At 4 a.m. on Monday, American Federation of State, County and Municipal Employees (AFSCME) union workers (pictured above) gathered with students at the University of California, Santa Barbara’s Storke Tower to begin a three-day strike against the university. They are one of the 10 UC campuses participating in the strike.

AFSCME Local 3299 is the UC’s largest employee union, representing 25,000 employees. The workers voted to authorize a strike with 97 percent support after new research revealed growing income disparities among unionized low-wage workers and people of color. The research uncovered wage differences as large as 23 percent between black women and white men. The union has been attempting to address the inequalities through a year of negotiations with the UC. However, last week, the UC announced new contract terms that would delay the retirement age, permit the UC to raise health-care premiums, continue outsourcing jobs, and leave employee wages below the cost of living. “The UC has made it clear they would much rather continue to ignore [the growing inequality],” the AFSCME wrote in a statement.

At noon, students and workers marched through campus, chanting, “If we don’t get it, shut it down.” “Without us [the university] doesn’t function,” said Fermin Martinez, one of the two irrigation workers at UCSB. Given the campus size, the university should employ closer to 10 irrigation workers. Since the strike, Martinez reports seeing superintendents picking up trash and receiving calls about the toilets. “Just give us what we deserve; that’s all we’re asking,” he said.
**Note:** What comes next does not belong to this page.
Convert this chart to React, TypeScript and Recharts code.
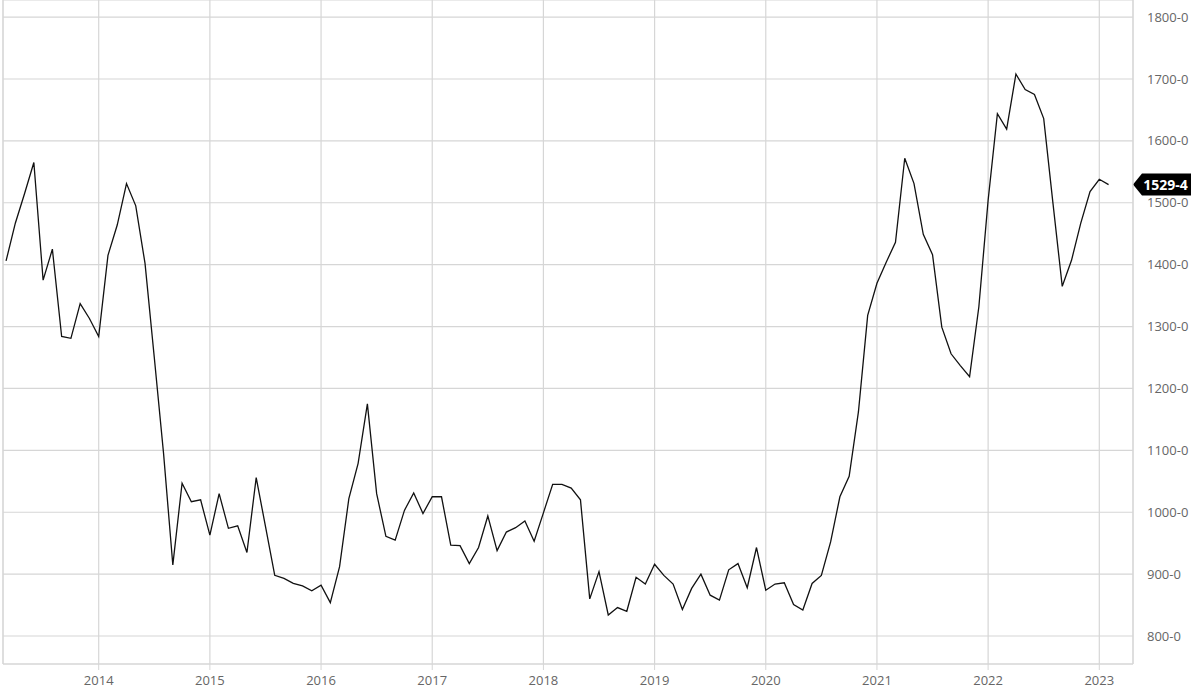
import { LineChart, Line, XAxis, YAxis, CartesianGrid, ReferenceLine } from "recharts";

// monthly series, first point is March 2013
const startYear = 2013;
const startMonth = 3;

const values = [
  1406, 1467, 1515, 1565, 1375, 1425, 1284, 1281, 1337, 1313,
  1284, 1415, 1464, 1531, 1495, 1402, 1250, 1095, 915, 1047, 1017, 1020,
  963, 1030, 974, 978, 935, 1056, 977, 898, 893, 885, 881, 873,
  882, 854, 912, 1022, 1079, 1175, 1030, 961, 955, 1003, 1031, 998,
  1025, 1025, 947, 946, 917, 943, 994, 938, 968, 975, 986, 953,
  999, 1045, 1045, 1039, 1020, 860, 904, 834, 846, 840, 895, 884,
  916, 898, 884, 843, 877, 900, 866, 858, 907, 917, 878, 943,
  874, 884, 886, 851, 842, 885, 898, 952, 1025, 1058, 1162, 1318,
  1370, 1404, 1436, 1572, 1531, 1449, 1416, 1299, 1256, 1237, 1219, 1332,
  1504, 1644, 1619, 1708, 1683, 1675, 1636, 1499, 1365, 1407, 1467, 1518,
  1538, 1529.4,
];

const yearTicks = [2014, 2015, 2016, 2017, 2018, 2019, 2020, 2021, 2022, 2023];
const priceTicks = [800, 900, 1000, 1100, 1200, 1300, 1400, 1500, 1600, 1700, 1800];

const data = values.map((v, i) => ({
  t: startYear + (startMonth - 1 + i) / 12,
  value: v,
}));

const lastValue = values[values.length - 1];
const fmt = (v: number) => v.toFixed(1).replace(".", "-");

const gridColor = "#d6d6d6";
const labelColor = "#666";
const font = "'Open Sans', sans-serif";

const PriceTag = (props: any) => {
  const vb = props.viewBox || {};
  const tipX = (vb.x ?? 0) + (vb.width ?? 0);
  const y = vb.y ?? 0;
  const left = tipX + 9;
  const right = tipX + 58;
  const pts = `${tipX},${y} ${left},${y - 11} ${right},${y - 11} ${right},${y + 11} ${left},${y + 11}`;
  return (
    <g>
      <polygon points={pts} fill="#000" />
      <text
        x={(left + right) / 2 - 1}
        y={y}
        dy="0.36em"
        textAnchor="middle"
        fill="#fff"
        fontFamily={font}
        fontWeight={700}
        fontSize={14}
      >
        {fmt(lastValue)}
      </text>
    </g>
  );
};

const App = () => {
  return (
    <div style={{ position: "absolute", left: 0, top: 0, width: 1200, height: 695, background: "#fff" }}>
      <LineChart width={1200} height={695} data={data} margin={{ top: 0, right: 0, bottom: 0, left: 3 }}>
        <CartesianGrid stroke={gridColor} strokeWidth={1.2} />
        <XAxis
          dataKey="t"
          type="number"
          domain={[2013.1392, 2023.3031]}
          ticks={yearTicks}
          allowDataOverflow
          height={31}
          stroke={gridColor}
          tickSize={6}
          tickMargin={6}
          tick={{ fill: labelColor, fontSize: 13, fontFamily: font }}
        />
        <YAxis
          orientation="right"
          type="number"
          domain={[754.8, 1827.6]}
          ticks={priceTicks}
          allowDataOverflow
          width={67}
          stroke={gridColor}
          tickLine={false}
          tickMargin={8}
          tickFormatter={fmt}
          tick={{ fill: labelColor, fontSize: 13, fontFamily: font }}
        />
        <ReferenceLine x={2013.1392} stroke={gridColor} />
        <Line
          type="linear"
          dataKey="value"
          stroke="#111"
          strokeWidth={1.3}
          dot={false}
          isAnimationActive={false}
        />
        <ReferenceLine y={lastValue} stroke="none" label={<PriceTag />} />
      </LineChart>
    </div>
  );
};

export default App;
Francisco Garcia, a union member and custodian with UCSB for 22 years, was also at the rally. He cleans an average of 30,000 square feet a night, he explained. “You’d think it’d be enough,” he said, “but the university doesn’t pay us enough.” Many of Garcia’s coworkers work two or three jobs or are forced to move out of the city in search of cheaper housing. But the strike is bigger than low wages, he said. “We want to concentrate on more than a percentage or raise. It’s about dignity.”